Charge extraction and non-radiative recombination at the perovskite and HTL interface was evaluated using steady-state photoluminescence (PL) and time-resolved photoluminescence (TRPL). Figure 10a,b show the PL spectrum and TRPL profile for perovskite films over NiO_x and 5% Zn-NiO_x thin films. The offset in the valence band edge plays a major role in charge recombination. Mismatches in the valence band edge between HTL and perovskite layer leads to more recombination at the interface and results in lowering of the Voc [45]. PL exhibited by the perovskite layer was significantly reduced by the HTLs. Noteworthy levels of PL quenching were shown with both types of film, demonstrating high levels of efficiency of charge extraction for Zn doped NiO_x thin films. These findings accord with previous research [43]. The TRPL profile was measured employing time-correlated single-photon counting. Calculation of the PL lifetime decay was undertaken using tail fit with a biexponential decay function, as shown in Equation (1),

$$y=y_0+A_1{e}^{-\left(x-x_0\right)/{\tau }_1}+A_2{e}^{-\left(x-x_0\right)/{\tau }_2}$$

(1)

where τ₁ represents the photogenerated excitons diffusing into defects, and τ₂ representing intrinsic electron-hole recombination. The formula illustrated in Equation (2) was employed for the calculation of average PL lifetime values [46]; a detailed summary of these values can be found in

Table 2. PL lifetime parameters from the fitting curves of NiO_x and 5% Zn-NiO_x thin films.

Sample	A1 (%)	τ1 (ns)	A2 (%)	τ2 (ns)	τavg (ns)
FTO/PSK	69.4	20.4	30.6	46.0	33.2
FTO/NiOx/PSK	84.9	4.3	15.1	17.9	10.1
FTO/5%Zn-NiOx/PSK	82.0	4.4	18.0	15.6	9.3

.

$${\tau }_{avg}=\left({\Sigma }_i{A}_i{\tau }_i^2\right)/({\Sigma }_i{A}_i{\tau }_i)$$

(2)

This research employed EIS measurements to undertake further verification of NiO_x and 5% Zn-NiO_x thin film-based devices’ charge transport properties. Figure 11 illustrates the Nyquist plots for devices fabricated using NiO_x and 5% Zn-NiO_x thin films annealed at 250 °C. EIS measurement was taken at one solar illumination using a frequency range from 10 Hz to 1 MHz with an AC amplitude of 0.01 V, and providing a bias voltage that matched the open-circuit voltage. The impedance curve was observed at three frequency regions where the high-frequency (HF) regime correlates with charge transport resistance (Rct) at the HTL/perovskite interface, mid-frequency (MF) region is related to charge recombination, and low-frequency (LF) has been associated to iodide ion modulated recombination/injection process [47]. The curves were fitted with the equivalent circuit and the calculated Rct values are ~60.38 Ω and 45.62 Ω for NiO_x and 5% Zn-NiO_x devices, respectively. Typically, low impedance values are expected for better carrier transport functions [48,49]. The device fabricated using Zn doped NiO_x had lower impedance values than those fabricated using pristine NiO_x.

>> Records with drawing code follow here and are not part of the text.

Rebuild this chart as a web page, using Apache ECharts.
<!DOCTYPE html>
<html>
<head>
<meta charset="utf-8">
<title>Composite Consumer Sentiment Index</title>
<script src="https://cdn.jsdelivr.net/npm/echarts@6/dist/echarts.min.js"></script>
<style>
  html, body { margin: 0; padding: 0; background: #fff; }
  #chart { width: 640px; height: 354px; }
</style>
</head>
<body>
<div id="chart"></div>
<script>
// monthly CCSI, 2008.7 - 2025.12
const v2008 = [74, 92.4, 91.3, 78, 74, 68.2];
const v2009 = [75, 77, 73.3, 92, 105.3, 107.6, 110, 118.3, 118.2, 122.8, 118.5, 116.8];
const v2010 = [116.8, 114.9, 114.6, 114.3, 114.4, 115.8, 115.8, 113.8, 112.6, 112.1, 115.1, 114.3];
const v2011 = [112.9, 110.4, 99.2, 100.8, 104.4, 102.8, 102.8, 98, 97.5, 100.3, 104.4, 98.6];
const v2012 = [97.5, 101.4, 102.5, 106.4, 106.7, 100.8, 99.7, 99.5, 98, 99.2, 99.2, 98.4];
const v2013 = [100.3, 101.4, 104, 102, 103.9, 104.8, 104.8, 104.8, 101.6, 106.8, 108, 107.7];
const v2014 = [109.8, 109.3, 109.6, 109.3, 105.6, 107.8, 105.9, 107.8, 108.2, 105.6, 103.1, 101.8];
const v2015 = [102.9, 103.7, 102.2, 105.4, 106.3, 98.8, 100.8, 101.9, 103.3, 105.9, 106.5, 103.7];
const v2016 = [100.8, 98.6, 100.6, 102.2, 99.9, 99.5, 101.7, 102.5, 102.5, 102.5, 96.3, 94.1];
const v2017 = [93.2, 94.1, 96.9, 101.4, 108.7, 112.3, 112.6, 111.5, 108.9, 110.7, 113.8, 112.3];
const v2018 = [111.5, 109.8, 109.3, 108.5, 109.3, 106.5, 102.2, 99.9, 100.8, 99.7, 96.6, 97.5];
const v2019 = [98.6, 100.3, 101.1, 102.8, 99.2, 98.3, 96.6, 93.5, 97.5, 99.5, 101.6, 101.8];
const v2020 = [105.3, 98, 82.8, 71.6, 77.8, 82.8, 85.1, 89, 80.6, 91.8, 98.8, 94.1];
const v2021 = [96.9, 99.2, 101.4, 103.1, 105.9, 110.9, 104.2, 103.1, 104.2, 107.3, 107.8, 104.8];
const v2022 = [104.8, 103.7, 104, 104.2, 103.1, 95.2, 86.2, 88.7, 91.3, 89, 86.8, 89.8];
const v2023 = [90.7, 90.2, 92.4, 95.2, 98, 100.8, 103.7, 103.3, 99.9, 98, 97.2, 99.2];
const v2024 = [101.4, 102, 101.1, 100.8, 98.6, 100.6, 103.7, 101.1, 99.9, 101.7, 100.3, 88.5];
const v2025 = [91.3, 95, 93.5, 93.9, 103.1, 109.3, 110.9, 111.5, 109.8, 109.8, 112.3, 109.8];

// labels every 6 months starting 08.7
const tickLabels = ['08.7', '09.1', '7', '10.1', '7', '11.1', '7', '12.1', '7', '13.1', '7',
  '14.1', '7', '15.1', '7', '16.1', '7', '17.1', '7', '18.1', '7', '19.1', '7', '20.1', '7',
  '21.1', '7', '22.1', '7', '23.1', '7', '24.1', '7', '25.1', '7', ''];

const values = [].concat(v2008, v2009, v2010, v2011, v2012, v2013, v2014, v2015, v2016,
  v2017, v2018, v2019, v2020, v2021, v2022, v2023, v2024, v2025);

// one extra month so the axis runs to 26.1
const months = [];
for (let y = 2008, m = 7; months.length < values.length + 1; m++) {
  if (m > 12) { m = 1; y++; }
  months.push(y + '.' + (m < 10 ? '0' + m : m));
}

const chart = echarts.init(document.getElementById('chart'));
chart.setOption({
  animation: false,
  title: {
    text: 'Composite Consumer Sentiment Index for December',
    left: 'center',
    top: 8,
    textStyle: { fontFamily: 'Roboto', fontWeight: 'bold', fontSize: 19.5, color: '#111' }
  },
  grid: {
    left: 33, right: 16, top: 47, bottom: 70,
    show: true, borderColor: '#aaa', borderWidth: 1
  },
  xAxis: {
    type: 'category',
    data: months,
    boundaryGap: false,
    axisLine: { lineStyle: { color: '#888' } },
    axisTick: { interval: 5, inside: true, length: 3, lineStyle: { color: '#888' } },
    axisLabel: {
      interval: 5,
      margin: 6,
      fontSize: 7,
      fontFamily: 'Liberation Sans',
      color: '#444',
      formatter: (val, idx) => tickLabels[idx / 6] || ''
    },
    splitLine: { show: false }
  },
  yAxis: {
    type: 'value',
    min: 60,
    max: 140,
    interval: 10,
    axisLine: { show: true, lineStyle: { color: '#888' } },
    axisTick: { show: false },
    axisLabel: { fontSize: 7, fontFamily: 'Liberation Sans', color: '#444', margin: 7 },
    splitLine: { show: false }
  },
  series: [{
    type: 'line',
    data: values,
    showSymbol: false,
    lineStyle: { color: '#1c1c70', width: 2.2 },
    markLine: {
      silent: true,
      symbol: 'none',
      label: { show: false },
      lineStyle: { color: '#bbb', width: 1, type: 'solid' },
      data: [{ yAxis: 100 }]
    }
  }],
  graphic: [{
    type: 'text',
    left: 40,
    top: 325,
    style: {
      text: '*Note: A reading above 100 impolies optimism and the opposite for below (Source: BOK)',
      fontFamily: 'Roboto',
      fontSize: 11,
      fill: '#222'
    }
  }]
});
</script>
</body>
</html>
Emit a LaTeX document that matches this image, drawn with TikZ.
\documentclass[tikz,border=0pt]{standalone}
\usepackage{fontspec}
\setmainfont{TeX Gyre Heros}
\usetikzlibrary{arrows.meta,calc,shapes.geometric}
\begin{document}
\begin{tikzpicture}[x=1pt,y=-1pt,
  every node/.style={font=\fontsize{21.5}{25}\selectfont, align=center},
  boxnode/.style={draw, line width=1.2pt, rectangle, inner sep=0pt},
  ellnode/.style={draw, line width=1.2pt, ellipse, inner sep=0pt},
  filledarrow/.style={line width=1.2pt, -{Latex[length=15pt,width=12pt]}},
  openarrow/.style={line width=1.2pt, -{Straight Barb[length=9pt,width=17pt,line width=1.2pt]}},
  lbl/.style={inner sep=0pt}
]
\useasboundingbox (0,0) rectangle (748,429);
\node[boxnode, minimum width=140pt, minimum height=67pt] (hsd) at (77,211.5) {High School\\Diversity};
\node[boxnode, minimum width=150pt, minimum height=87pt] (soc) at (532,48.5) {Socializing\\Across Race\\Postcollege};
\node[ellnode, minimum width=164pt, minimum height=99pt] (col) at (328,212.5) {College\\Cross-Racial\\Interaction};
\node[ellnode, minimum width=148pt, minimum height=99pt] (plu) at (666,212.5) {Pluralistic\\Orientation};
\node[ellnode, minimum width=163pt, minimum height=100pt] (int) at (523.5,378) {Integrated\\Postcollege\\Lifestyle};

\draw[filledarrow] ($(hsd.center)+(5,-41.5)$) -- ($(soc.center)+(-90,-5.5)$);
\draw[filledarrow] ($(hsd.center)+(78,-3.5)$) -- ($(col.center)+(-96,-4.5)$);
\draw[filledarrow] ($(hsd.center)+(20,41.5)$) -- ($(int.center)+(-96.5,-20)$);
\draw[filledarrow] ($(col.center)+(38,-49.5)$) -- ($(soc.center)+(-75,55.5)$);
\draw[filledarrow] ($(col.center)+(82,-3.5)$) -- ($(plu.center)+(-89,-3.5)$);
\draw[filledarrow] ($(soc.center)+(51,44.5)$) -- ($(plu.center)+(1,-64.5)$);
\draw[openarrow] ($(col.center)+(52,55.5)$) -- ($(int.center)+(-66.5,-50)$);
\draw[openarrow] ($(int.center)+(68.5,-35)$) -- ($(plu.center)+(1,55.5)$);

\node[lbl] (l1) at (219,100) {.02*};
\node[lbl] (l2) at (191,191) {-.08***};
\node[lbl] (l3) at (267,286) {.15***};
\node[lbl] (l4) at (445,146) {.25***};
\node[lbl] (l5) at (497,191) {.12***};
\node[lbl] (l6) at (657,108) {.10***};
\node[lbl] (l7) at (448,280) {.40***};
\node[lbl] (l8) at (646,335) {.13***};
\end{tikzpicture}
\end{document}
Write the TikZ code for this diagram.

It is clear that interface charge accumulation is suppressed, thus, improving exciton charge separation. Improved charge separation leads to increases in EQE and Jsc values. These findings clearly indicate that charge transport at the HTL-perovskite interfaces can be improved by doping NiO_x with Zn, leading to a general improvement in the performance of NiO_x HTL.

4. Conclusions

In this work, we investigated the effect of extrinsic Zn doping in NiO_x HTL in inverted PSCs by the combustion technique. Comparatively, the devices made with both pristine and Zn doped NiO_x films performed well with the annealing temperature of 250 °C, showing average PCE values of 13.62% and 14.87%, respectively. Both the devices have exhibited better stability than the PEDOT:PSS (control) device in an ambient condition. The crystallinity of both pristine and Zn doped NiO_x films is better than the sol-gel derived thin film annealed at 250 °C. The XPS results revealed that the presence of compound formation below its reaction temperature and intensity of the Ni³⁺ peak (Ni vacancy) was higher in Zn doped NiO_x than the NiO_x film. The presence of Zn in NiO_x was confirmed in XPS but not observed in XRD. Both films exhibited similar optical transparency, and the effect of Zn incorporation on optical properties is negligible. The electrical conductivity was greatly improved with Zn doping into the NiO_x crystal lattice. The better PL quenching and low PL lifetime decay responsible for better charge separation were observed in Zn doped NiO_x. A small impedance value from the Zn doped device showed less transport charge resistance than the pristine one. Overall, the NiO_x thin films made by the combustion technique were the films annealed at 250 °C, which can work as HTL in inverted PSCs. The performance of combustion processed NiO_x HTL was improved by Zn doping, showing better efficiency and overall superior performance than pristine NiO_x films.